Dominique Strauss-Kahn, the disgraced former French politician and IMF potentate, has emerged from a self-imposed sojourn in the wilderness. And he chose to do so in Moscow of all places.
DSK was once a leading candidate for the French presidency, but his political aspirations were consumed in a blaze of indiscretion, and he spent the last few years fighting legal battles connected to numerous allegations of sexual misconduct.
While trying to fend off jail time, he kept a low public profile. But in late March, with the worst of his legal troubles relating to past misdeeds seemingly over, DSK popped up at the Moscow Economic Forum as a featured speaker. His appearance seemed to catch at least a few other foreign attendees by surprise, as his participation had not been publicized in advance.
In his speech at the forum, Strauss-Kahn echoed a line embraced by the Kremlin – that Western political and economic policies have done harm to Russia and other former Soviet states. He said the IMF, in trying to promote the formation of European-style institutions in transition economies following the collapse of the Soviet Union, did not fully comprehend the complexities of such a task. And without providing concrete examples, Strauss-Kahn inferred that the EU’s neighbourhood policy had failed, in part because of a misguided attempt to impose European culture on other nations. He also endorsed a widely aired opinion at the forum that Russia’s economic revival required a strategy for greater diversification to reduce the country’s dependency on energy exports.
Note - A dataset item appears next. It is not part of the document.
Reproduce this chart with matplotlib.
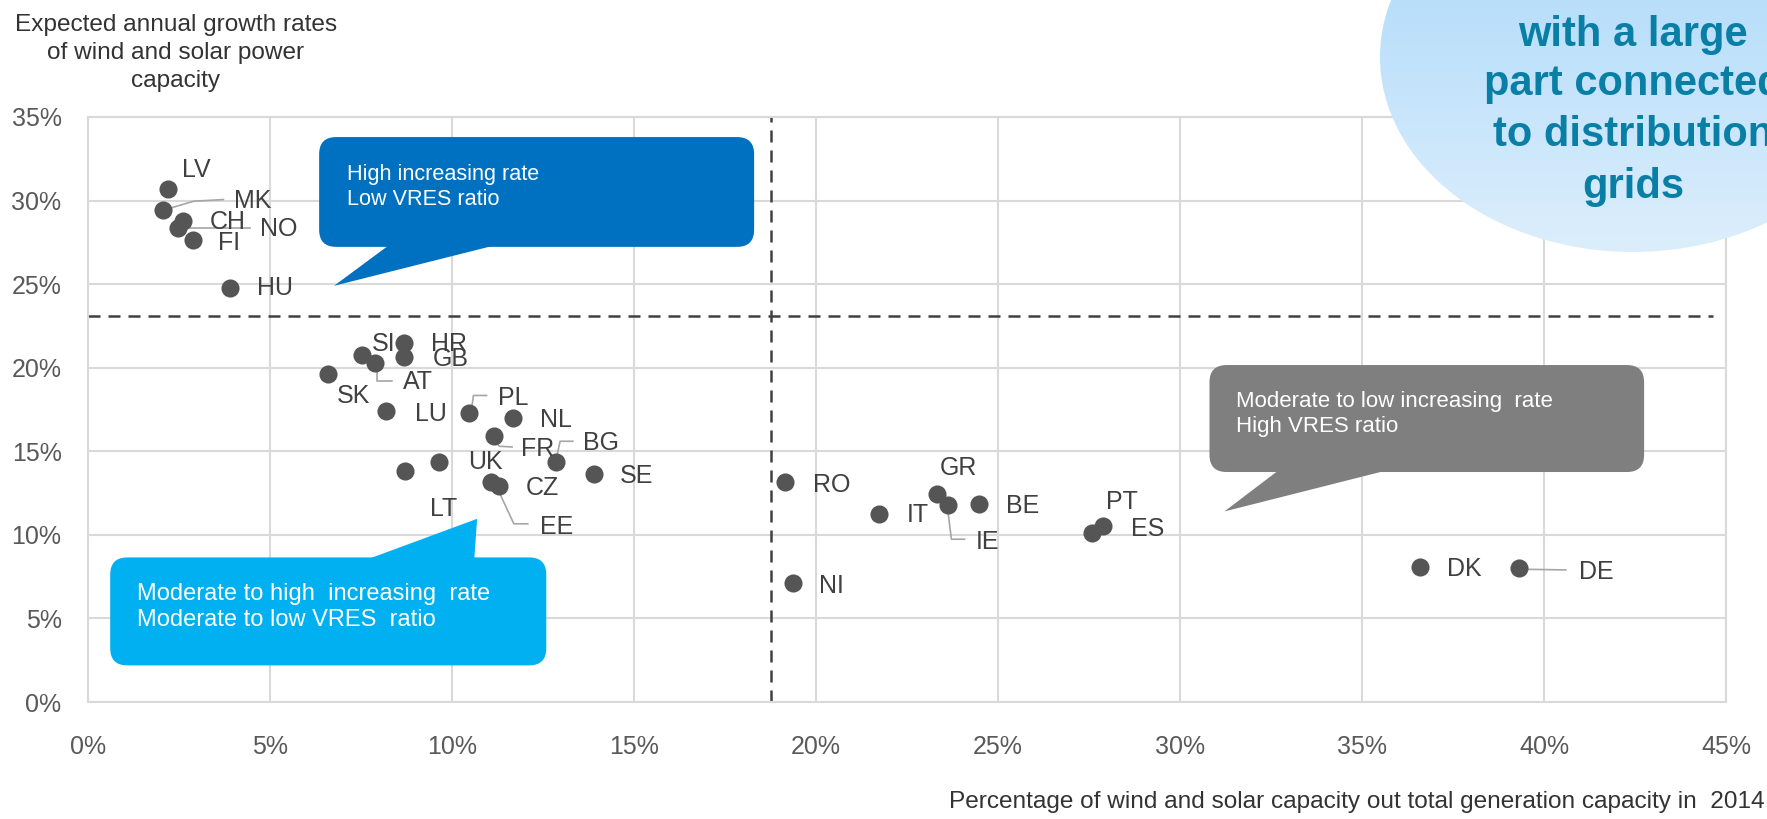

And in a random bit of trivia, there is lots of irony in the fact that in a 2014 fictionalized movie about Strauss-Kahn’s sexual misadventures, titled Welcome to New York, the character supposedly loosely modelled on DSK is played by none other than Gerard Depardieu, the French actor who obtained Russian citizenship from Russian President Vladimir Putin and befriended Chechen warlord Ramzan Kadyrov.